Одним из средств обуздания честолюбия светлейшего Толстой считал создание Верховного тайного совета. Петр Андреевич был в числе вельмож, вошедших в его состав. Однако его надежды на то, что новое учреждение ослабит влияние Меншикова, не оправдались. Назревала острая схватка двух вельмож, закончившаяся, как увидим ниже, полным поражением Петра Андреевича и крахом его блистательной карьеры. Гроза разразилась над его головой в то время, когда он, доживая последние годы, нуждался в покое.

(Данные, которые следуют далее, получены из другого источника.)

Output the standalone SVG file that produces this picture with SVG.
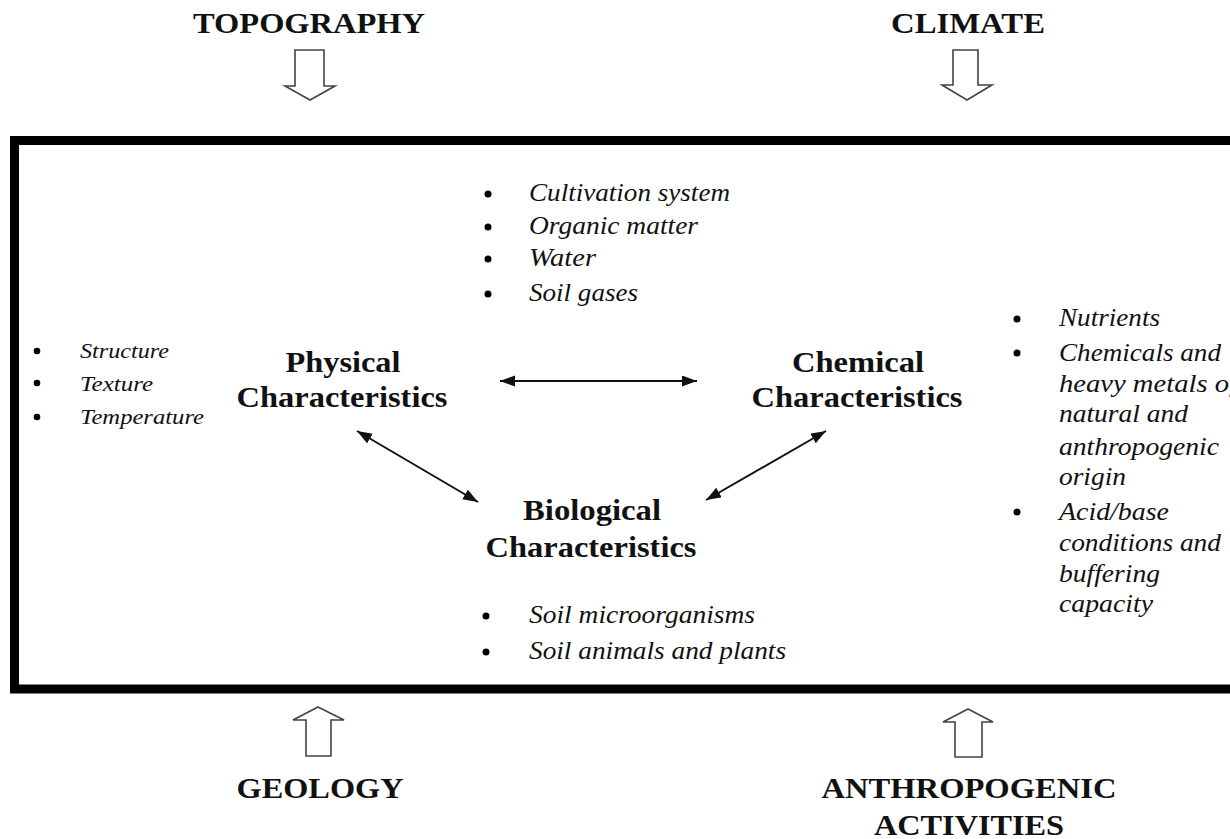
<svg xmlns="http://www.w3.org/2000/svg" width="1230" height="839" viewBox="0 0 1230 839">
<style>
.h{font-family:"Liberation Serif","Times New Roman",serif;font-weight:bold;font-size:30px;fill:#111;text-anchor:middle}
.it{font-family:"Liberation Serif","Times New Roman",serif;font-style:italic;font-size:25px;fill:#111}
.its{font-family:"Liberation Serif","Times New Roman",serif;font-style:italic;font-size:22px;fill:#111}
.hol{fill:#fff;stroke:#444;stroke-width:1.6;stroke-linejoin:miter}
.con{fill:none;stroke:#111;stroke-width:2}
.dot{fill:#000}
</style>
<defs>
<marker id="ah" markerUnits="userSpaceOnUse" markerWidth="16" markerHeight="12" refX="15" refY="5.5" orient="auto-start-reverse">
<path d="M0,0 L15,5.5 L0,11 z" fill="#111"/>
</marker>
</defs>
<rect x="0" y="0" width="1230" height="839" fill="#fff"/>

<g id="boundary">
<rect x="14.5" y="140.5" width="1240" height="548.5" fill="none" stroke="#000" stroke-width="9"/>
</g>

<g id="topography">
<text class="h" x="309" y="33" textLength="232" lengthAdjust="spacingAndGlyphs">TOPOGRAPHY</text>
<polygon class="hol" points="295,50 324,50 324,86 335,86 310,100 285,86 295,86"/>
</g>
<g id="climate">
<text class="h" x="968" y="33" textLength="154" lengthAdjust="spacingAndGlyphs">CLIMATE</text>
<polygon class="hol" points="953,50 978,50 978,85 992,85 967,100 942,85 953,85"/>
</g>
<g id="geology">
<polygon class="hol" points="318,707 344,720 331,720 331,756 306,756 306,720 293,720"/>
<text class="h" x="320" y="798" textLength="167" lengthAdjust="spacingAndGlyphs">GEOLOGY</text>
</g>
<g id="anthropogenic">
<polygon class="hol" points="968,709 993,722 982,722 982,757 955,757 955,722 943,722"/>
<text class="h" x="969" y="798" textLength="295" lengthAdjust="spacingAndGlyphs">ANTHROPOGENIC</text>
<text class="h" x="969" y="835" textLength="190" lengthAdjust="spacingAndGlyphs">ACTIVITIES</text>
</g>

<g id="physical">
<text class="h" x="343" y="372" textLength="115" lengthAdjust="spacingAndGlyphs">Physical</text>
<text class="h" x="342" y="407" textLength="211" lengthAdjust="spacingAndGlyphs">Characteristics</text>
</g>
<g id="chemical">
<text class="h" x="858" y="372" textLength="132" lengthAdjust="spacingAndGlyphs">Chemical</text>
<text class="h" x="857" y="407" textLength="211" lengthAdjust="spacingAndGlyphs">Characteristics</text>
</g>
<g id="biological">
<text class="h" x="592" y="520" textLength="138" lengthAdjust="spacingAndGlyphs">Biological</text>
<text class="h" x="591" y="557" textLength="211" lengthAdjust="spacingAndGlyphs">Characteristics</text>
</g>

<g id="physical-list">
<circle class="dot" cx="37" cy="351" r="3.3"/>
<circle class="dot" cx="37" cy="383" r="3.3"/>
<circle class="dot" cx="37" cy="417" r="3.3"/>
<text class="its" x="80" y="358" textLength="89" lengthAdjust="spacingAndGlyphs">Structure</text>
<text class="its" x="80" y="391" textLength="73" lengthAdjust="spacingAndGlyphs">Texture</text>
<text class="its" x="80" y="424" textLength="124" lengthAdjust="spacingAndGlyphs">Temperature</text>
</g>

<g id="top-list">
<circle class="dot" cx="488" cy="194" r="3.5"/>
<circle class="dot" cx="488" cy="227" r="3.5"/>
<circle class="dot" cx="488" cy="259" r="3.5"/>
<circle class="dot" cx="488" cy="294" r="3.5"/>
<text class="it" x="529" y="201" textLength="201" lengthAdjust="spacingAndGlyphs">Cultivation system</text>
<text class="it" x="529" y="234" textLength="169" lengthAdjust="spacingAndGlyphs">Organic matter</text>
<text class="it" x="529" y="266" textLength="67" lengthAdjust="spacingAndGlyphs">Water</text>
<text class="it" x="529" y="301" textLength="109" lengthAdjust="spacingAndGlyphs">Soil gases</text>
</g>

<g id="chemical-list">
<circle class="dot" cx="1017" cy="319" r="3.5"/>
<circle class="dot" cx="1017" cy="353" r="3.5"/>
<circle class="dot" cx="1017" cy="512" r="3.5"/>
<text class="it" x="1059" y="326" textLength="101" lengthAdjust="spacingAndGlyphs">Nutrients</text>
<text class="it" x="1059" y="361" textLength="162" lengthAdjust="spacingAndGlyphs">Chemicals and</text>
<text class="it" x="1059" y="392" textLength="178" lengthAdjust="spacingAndGlyphs">heavy metals of</text>
<text class="it" x="1059" y="422" textLength="129" lengthAdjust="spacingAndGlyphs">natural and</text>
<text class="it" x="1059" y="455" textLength="160" lengthAdjust="spacingAndGlyphs">anthropogenic</text>
<text class="it" x="1059" y="485" textLength="67" lengthAdjust="spacingAndGlyphs">origin</text>
<text class="it" x="1059" y="520" textLength="110" lengthAdjust="spacingAndGlyphs">Acid/base</text>
<text class="it" x="1059" y="551" textLength="162" lengthAdjust="spacingAndGlyphs">conditions and</text>
<text class="it" x="1059" y="582" textLength="101" lengthAdjust="spacingAndGlyphs">buffering</text>
<text class="it" x="1059" y="612" textLength="94" lengthAdjust="spacingAndGlyphs">capacity</text>
</g>

<g id="biological-list">
<circle class="dot" cx="486" cy="616" r="3.5"/>
<circle class="dot" cx="486" cy="652" r="3.5"/>
<text class="it" x="529" y="623" textLength="226" lengthAdjust="spacingAndGlyphs">Soil microorganisms</text>
<text class="it" x="529" y="659" textLength="257" lengthAdjust="spacingAndGlyphs">Soil animals and plants</text>
</g>

<g id="connectors">
<path class="con" d="M500,381 L697,381" marker-start="url(#ah)" marker-end="url(#ah)"/>
<path class="con" d="M357,431 L478,502" marker-start="url(#ah)" marker-end="url(#ah)"/>
<path class="con" d="M826,431 L706,500" marker-start="url(#ah)" marker-end="url(#ah)"/>
</g>
</svg>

Поэтому его схватку с Меншиковым нельзя объяснить ни страстью к интригам, ни честолюбивыми замыслами. Это был акт самозащиты.

В заточении

«Самый темный для меня эпизод из жизни наших предков, это изгнание в Соловецком, где умерли Петр и Иван».[427] Слова эти принадлежат Льву Николаевичу Толстому. Известно, что он в 70-х годах XIX века изучал эпоху Петра Великого, с тем чтобы написать о ней роман. Живо интересовала писателя и судьба его далекого предка, родоначальника графов Толстых – Петра Андреевича. Сведения о его жизни и деятельности Лев Николаевич мог почерпнуть в трудах таких историков, как Н. Г. Устрялов, М. П. Погодин и С. М. Соловьев. Однако последние годы жизни П. А. Толстого выходят за рамки трудов Устрялова и Погодина, а у С. М. Соловьева о них сказано бегло. Статья Е. П. Ковалевского «Суд над графом Девиером и его соучастниками»[428] хотя и была опубликована в 1871 году, но не раскрывает в полной мере участия в заговоре П. А. Толстого, поскольку центральной фигурой следствия был А. М. Девиер.

В пятницу, 28 апреля 1727 года, в покоях царского дворца в Санкт-Петербурге наступило некоторое успокоение: придворным, находившимся в напряженном ожидании близкой кончины императрицы, стало известно, что она почувствовала облегчение и даже подписала два указа, круто изменившие судьбы по крайней мере трех видных сподвижников Петра.

В этот день в Петропавловскую крепость были приглашены действительный тайный советник и канцлер граф Гавриил Иванович Головкин, действительный тайный советник князь Дмитрий Михайлович Голицын и четыре человека в военных мундирах: генерал-лейтенант Дмитриев-Мамонов, генерал-лейтенант князь Григорий Юсупов, генерал-майор Алексей Волков и обер-комендант столицы бригадир Фаминцын. Все названные лица, согласно именному указу, назначались членами следственной комиссии, получившей несколько позже наименование Учрежденного суда.